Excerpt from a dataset
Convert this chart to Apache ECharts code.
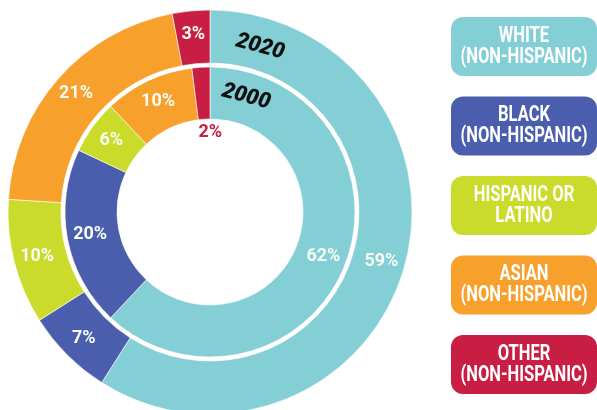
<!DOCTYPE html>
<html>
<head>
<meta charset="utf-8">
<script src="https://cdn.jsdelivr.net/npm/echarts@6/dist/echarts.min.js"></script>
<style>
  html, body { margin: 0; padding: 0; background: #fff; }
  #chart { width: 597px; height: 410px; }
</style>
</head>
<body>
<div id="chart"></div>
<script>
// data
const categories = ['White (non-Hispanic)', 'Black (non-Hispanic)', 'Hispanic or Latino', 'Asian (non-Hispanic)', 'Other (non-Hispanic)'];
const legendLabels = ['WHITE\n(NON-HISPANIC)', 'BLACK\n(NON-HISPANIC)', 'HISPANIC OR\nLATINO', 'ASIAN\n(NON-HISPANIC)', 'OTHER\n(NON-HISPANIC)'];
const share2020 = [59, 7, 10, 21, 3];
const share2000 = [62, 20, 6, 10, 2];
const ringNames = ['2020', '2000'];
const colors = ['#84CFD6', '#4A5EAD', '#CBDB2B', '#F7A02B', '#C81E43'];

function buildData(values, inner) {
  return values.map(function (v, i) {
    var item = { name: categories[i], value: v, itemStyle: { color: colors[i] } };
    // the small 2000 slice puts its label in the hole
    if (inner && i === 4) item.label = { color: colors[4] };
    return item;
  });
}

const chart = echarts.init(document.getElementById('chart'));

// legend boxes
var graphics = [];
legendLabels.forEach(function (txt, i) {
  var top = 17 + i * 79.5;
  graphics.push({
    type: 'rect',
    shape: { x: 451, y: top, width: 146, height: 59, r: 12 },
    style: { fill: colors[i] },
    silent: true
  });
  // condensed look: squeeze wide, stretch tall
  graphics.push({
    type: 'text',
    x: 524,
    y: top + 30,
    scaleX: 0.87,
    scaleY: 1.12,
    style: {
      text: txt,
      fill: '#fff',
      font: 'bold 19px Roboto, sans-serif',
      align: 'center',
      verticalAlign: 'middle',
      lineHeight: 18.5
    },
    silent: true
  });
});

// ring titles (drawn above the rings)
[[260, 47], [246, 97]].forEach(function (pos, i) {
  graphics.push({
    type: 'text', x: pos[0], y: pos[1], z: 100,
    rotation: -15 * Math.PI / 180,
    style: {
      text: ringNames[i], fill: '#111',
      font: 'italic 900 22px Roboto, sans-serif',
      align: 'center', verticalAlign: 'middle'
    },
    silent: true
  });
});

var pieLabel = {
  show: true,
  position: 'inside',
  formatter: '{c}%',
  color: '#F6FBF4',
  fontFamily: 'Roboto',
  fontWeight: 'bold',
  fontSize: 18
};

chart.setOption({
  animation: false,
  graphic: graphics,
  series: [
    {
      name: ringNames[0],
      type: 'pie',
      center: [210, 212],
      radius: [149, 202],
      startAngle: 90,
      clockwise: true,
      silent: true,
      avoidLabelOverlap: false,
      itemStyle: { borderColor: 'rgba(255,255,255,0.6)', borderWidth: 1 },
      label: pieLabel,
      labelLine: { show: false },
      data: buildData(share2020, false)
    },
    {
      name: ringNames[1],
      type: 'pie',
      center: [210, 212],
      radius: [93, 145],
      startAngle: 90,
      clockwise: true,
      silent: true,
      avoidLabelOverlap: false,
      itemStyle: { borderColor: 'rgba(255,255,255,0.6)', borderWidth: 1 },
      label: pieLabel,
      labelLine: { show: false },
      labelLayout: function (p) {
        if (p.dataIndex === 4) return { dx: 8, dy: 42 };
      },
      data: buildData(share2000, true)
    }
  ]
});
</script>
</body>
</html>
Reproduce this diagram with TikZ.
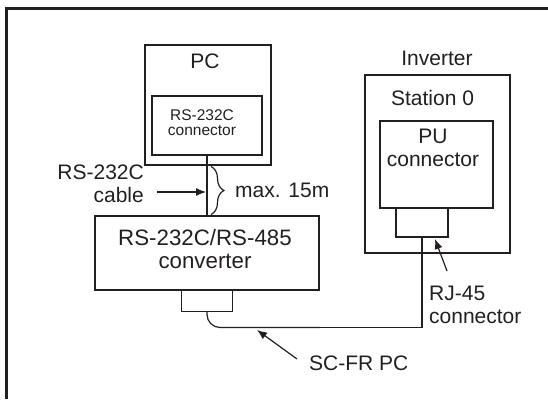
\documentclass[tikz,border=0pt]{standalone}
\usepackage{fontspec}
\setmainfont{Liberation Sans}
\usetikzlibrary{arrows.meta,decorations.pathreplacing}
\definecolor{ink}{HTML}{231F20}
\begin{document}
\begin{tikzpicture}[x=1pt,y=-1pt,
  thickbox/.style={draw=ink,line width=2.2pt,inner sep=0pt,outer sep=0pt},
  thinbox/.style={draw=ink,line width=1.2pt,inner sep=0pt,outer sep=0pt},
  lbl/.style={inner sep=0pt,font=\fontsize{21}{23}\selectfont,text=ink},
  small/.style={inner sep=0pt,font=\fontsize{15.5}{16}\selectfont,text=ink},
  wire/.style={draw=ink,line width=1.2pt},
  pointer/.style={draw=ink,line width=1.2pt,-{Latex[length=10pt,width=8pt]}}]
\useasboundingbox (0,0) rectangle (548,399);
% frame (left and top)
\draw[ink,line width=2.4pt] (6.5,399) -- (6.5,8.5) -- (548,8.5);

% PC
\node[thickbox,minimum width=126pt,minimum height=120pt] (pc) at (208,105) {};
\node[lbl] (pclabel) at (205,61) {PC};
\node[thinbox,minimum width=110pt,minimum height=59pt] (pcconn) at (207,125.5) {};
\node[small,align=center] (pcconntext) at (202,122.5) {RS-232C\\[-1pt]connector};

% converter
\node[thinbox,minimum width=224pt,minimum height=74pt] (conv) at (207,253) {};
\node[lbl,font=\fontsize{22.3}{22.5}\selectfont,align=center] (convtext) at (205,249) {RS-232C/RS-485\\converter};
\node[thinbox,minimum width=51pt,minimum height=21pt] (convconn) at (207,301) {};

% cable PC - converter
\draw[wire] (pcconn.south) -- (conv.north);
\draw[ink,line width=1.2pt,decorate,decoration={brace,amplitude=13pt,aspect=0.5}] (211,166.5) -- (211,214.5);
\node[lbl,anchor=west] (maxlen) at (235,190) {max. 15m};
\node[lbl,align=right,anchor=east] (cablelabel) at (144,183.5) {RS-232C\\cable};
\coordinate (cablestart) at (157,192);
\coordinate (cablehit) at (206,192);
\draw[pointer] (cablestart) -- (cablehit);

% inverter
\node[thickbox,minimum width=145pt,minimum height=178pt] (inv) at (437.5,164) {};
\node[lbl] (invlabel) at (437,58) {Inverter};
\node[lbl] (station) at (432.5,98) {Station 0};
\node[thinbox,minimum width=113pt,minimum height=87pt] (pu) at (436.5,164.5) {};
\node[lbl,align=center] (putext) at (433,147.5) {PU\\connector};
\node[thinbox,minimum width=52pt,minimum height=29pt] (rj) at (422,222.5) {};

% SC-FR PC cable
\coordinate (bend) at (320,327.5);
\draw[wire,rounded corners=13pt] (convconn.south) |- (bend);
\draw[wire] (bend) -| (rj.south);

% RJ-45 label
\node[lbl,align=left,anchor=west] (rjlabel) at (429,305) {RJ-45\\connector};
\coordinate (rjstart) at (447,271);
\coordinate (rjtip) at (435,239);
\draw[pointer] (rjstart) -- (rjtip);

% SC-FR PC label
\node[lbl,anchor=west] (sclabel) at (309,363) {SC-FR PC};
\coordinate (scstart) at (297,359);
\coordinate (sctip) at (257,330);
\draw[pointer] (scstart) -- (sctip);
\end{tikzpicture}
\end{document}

**PROBLEM**.
Repeat the data exactly in full, omitting its pictures.

**OUTPUT FOR THIS EXERCISE**.
Convert this chart to Apache ECharts code.
<!DOCTYPE html>
<html>
<head>
<meta charset="utf-8">
<script src="https://cdn.jsdelivr.net/npm/echarts@6/dist/echarts.min.js"></script>
<style>
  html, body { margin: 0; padding: 0; background: #fff; }
  #chart { width: 597px; height: 410px; }
</style>
</head>
<body>
<div id="chart"></div>
<script>
// data
const categories = ['White (non-Hispanic)', 'Black (non-Hispanic)', 'Hispanic or Latino', 'Asian (non-Hispanic)', 'Other (non-Hispanic)'];
const legendLabels = ['WHITE\n(NON-HISPANIC)', 'BLACK\n(NON-HISPANIC)', 'HISPANIC OR\nLATINO', 'ASIAN\n(NON-HISPANIC)', 'OTHER\n(NON-HISPANIC)'];
const share2020 = [59, 7, 10, 21, 3];
const share2000 = [62, 20, 6, 10, 2];
const ringNames = ['2020', '2000'];
const colors = ['#84CFD6', '#4A5EAD', '#CBDB2B', '#F7A02B', '#C81E43'];

function buildData(values, inner) {
  return values.map(function (v, i) {
    var item = { name: categories[i], value: v, itemStyle: { color: colors[i] } };
    // the small 2000 slice puts its label in the hole
    if (inner && i === 4) item.label = { color: colors[4] };
    return item;
  });
}

const chart = echarts.init(document.getElementById('chart'));

// legend boxes
var graphics = [];
legendLabels.forEach(function (txt, i) {
  var top = 17 + i * 79.5;
  graphics.push({
    type: 'rect',
    shape: { x: 451, y: top, width: 146, height: 59, r: 12 },
    style: { fill: colors[i] },
    silent: true
  });
  // condensed look: squeeze wide, stretch tall
  graphics.push({
    type: 'text',
    x: 524,
    y: top + 30,
    scaleX: 0.87,
    scaleY: 1.12,
    style: {
      text: txt,
      fill: '#fff',
      font: 'bold 19px Roboto, sans-serif',
      align: 'center',
      verticalAlign: 'middle',
      lineHeight: 18.5
    },
    silent: true
  });
});

// ring titles (drawn above the rings)
[[260, 47], [246, 97]].forEach(function (pos, i) {
  graphics.push({
    type: 'text', x: pos[0], y: pos[1], z: 100,
    rotation: -15 * Math.PI / 180,
    style: {
      text: ringNames[i], fill: '#111',
      font: 'italic 900 22px Roboto, sans-serif',
      align: 'center', verticalAlign: 'middle'
    },
    silent: true
  });
});

var pieLabel = {
  show: true,
  position: 'inside',
  formatter: '{c}%',
  color: '#F6FBF4',
  fontFamily: 'Roboto',
  fontWeight: 'bold',
  fontSize: 18
};

chart.setOption({
  animation: false,
  graphic: graphics,
  series: [
    {
      name: ringNames[0],
      type: 'pie',
      center: [210, 212],
      radius: [149, 202],
      startAngle: 90,
      clockwise: true,
      silent: true,
      avoidLabelOverlap: false,
      itemStyle: { borderColor: 'rgba(255,255,255,0.6)', borderWidth: 1 },
      label: pieLabel,
      labelLine: { show: false },
      data: buildData(share2020, false)
    },
    {
      name: ringNames[1],
      type: 'pie',
      center: [210, 212],
      radius: [93, 145],
      startAngle: 90,
      clockwise: true,
      silent: true,
      avoidLabelOverlap: false,
      itemStyle: { borderColor: 'rgba(255,255,255,0.6)', borderWidth: 1 },
      label: pieLabel,
      labelLine: { show: false },
      labelLayout: function (p) {
        if (p.dataIndex === 4) return { dx: 8, dy: 42 };
      },
      data: buildData(share2000, true)
    }
  ]
});
</script>
</body>
</html>
Reproduce this diagram with TikZ.
\documentclass[tikz,border=0pt]{standalone}
\usepackage{fontspec}
\setmainfont{Liberation Sans}
\usetikzlibrary{arrows.meta,decorations.pathreplacing}
\definecolor{ink}{HTML}{231F20}
\begin{document}
\begin{tikzpicture}[x=1pt,y=-1pt,
  thickbox/.style={draw=ink,line width=2.2pt,inner sep=0pt,outer sep=0pt},
  thinbox/.style={draw=ink,line width=1.2pt,inner sep=0pt,outer sep=0pt},
  lbl/.style={inner sep=0pt,font=\fontsize{21}{23}\selectfont,text=ink},
  small/.style={inner sep=0pt,font=\fontsize{15.5}{16}\selectfont,text=ink},
  wire/.style={draw=ink,line width=1.2pt},
  pointer/.style={draw=ink,line width=1.2pt,-{Latex[length=10pt,width=8pt]}}]
\useasboundingbox (0,0) rectangle (548,399);
% frame (left and top)
\draw[ink,line width=2.4pt] (6.5,399) -- (6.5,8.5) -- (548,8.5);

% PC
\node[thickbox,minimum width=126pt,minimum height=120pt] (pc) at (208,105) {};
\node[lbl] (pclabel) at (205,61) {PC};
\node[thinbox,minimum width=110pt,minimum height=59pt] (pcconn) at (207,125.5) {};
\node[small,align=center] (pcconntext) at (202,122.5) {RS-232C\\[-1pt]connector};

% converter
\node[thinbox,minimum width=224pt,minimum height=74pt] (conv) at (207,253) {};
\node[lbl,font=\fontsize{22.3}{22.5}\selectfont,align=center] (convtext) at (205,249) {RS-232C/RS-485\\converter};
\node[thinbox,minimum width=51pt,minimum height=21pt] (convconn) at (207,301) {};

% cable PC - converter
\draw[wire] (pcconn.south) -- (conv.north);
\draw[ink,line width=1.2pt,decorate,decoration={brace,amplitude=13pt,aspect=0.5}] (211,166.5) -- (211,214.5);
\node[lbl,anchor=west] (maxlen) at (235,190) {max. 15m};
\node[lbl,align=right,anchor=east] (cablelabel) at (144,183.5) {RS-232C\\cable};
\coordinate (cablestart) at (157,192);
\coordinate (cablehit) at (206,192);
\draw[pointer] (cablestart) -- (cablehit);

% inverter
\node[thickbox,minimum width=145pt,minimum height=178pt] (inv) at (437.5,164) {};
\node[lbl] (invlabel) at (437,58) {Inverter};
\node[lbl] (station) at (432.5,98) {Station 0};
\node[thinbox,minimum width=113pt,minimum height=87pt] (pu) at (436.5,164.5) {};
\node[lbl,align=center] (putext) at (433,147.5) {PU\\connector};
\node[thinbox,minimum width=52pt,minimum height=29pt] (rj) at (422,222.5) {};

% SC-FR PC cable
\coordinate (bend) at (320,327.5);
\draw[wire,rounded corners=13pt] (convconn.south) |- (bend);
\draw[wire] (bend) -| (rj.south);

% RJ-45 label
\node[lbl,align=left,anchor=west] (rjlabel) at (429,305) {RJ-45\\connector};
\coordinate (rjstart) at (447,271);
\coordinate (rjtip) at (435,239);
\draw[pointer] (rjstart) -- (rjtip);

% SC-FR PC label
\node[lbl,anchor=west] (sclabel) at (309,363) {SC-FR PC};
\coordinate (scstart) at (297,359);
\coordinate (sctip) at (257,330);
\draw[pointer] (scstart) -- (sctip);
\end{tikzpicture}
\end{document}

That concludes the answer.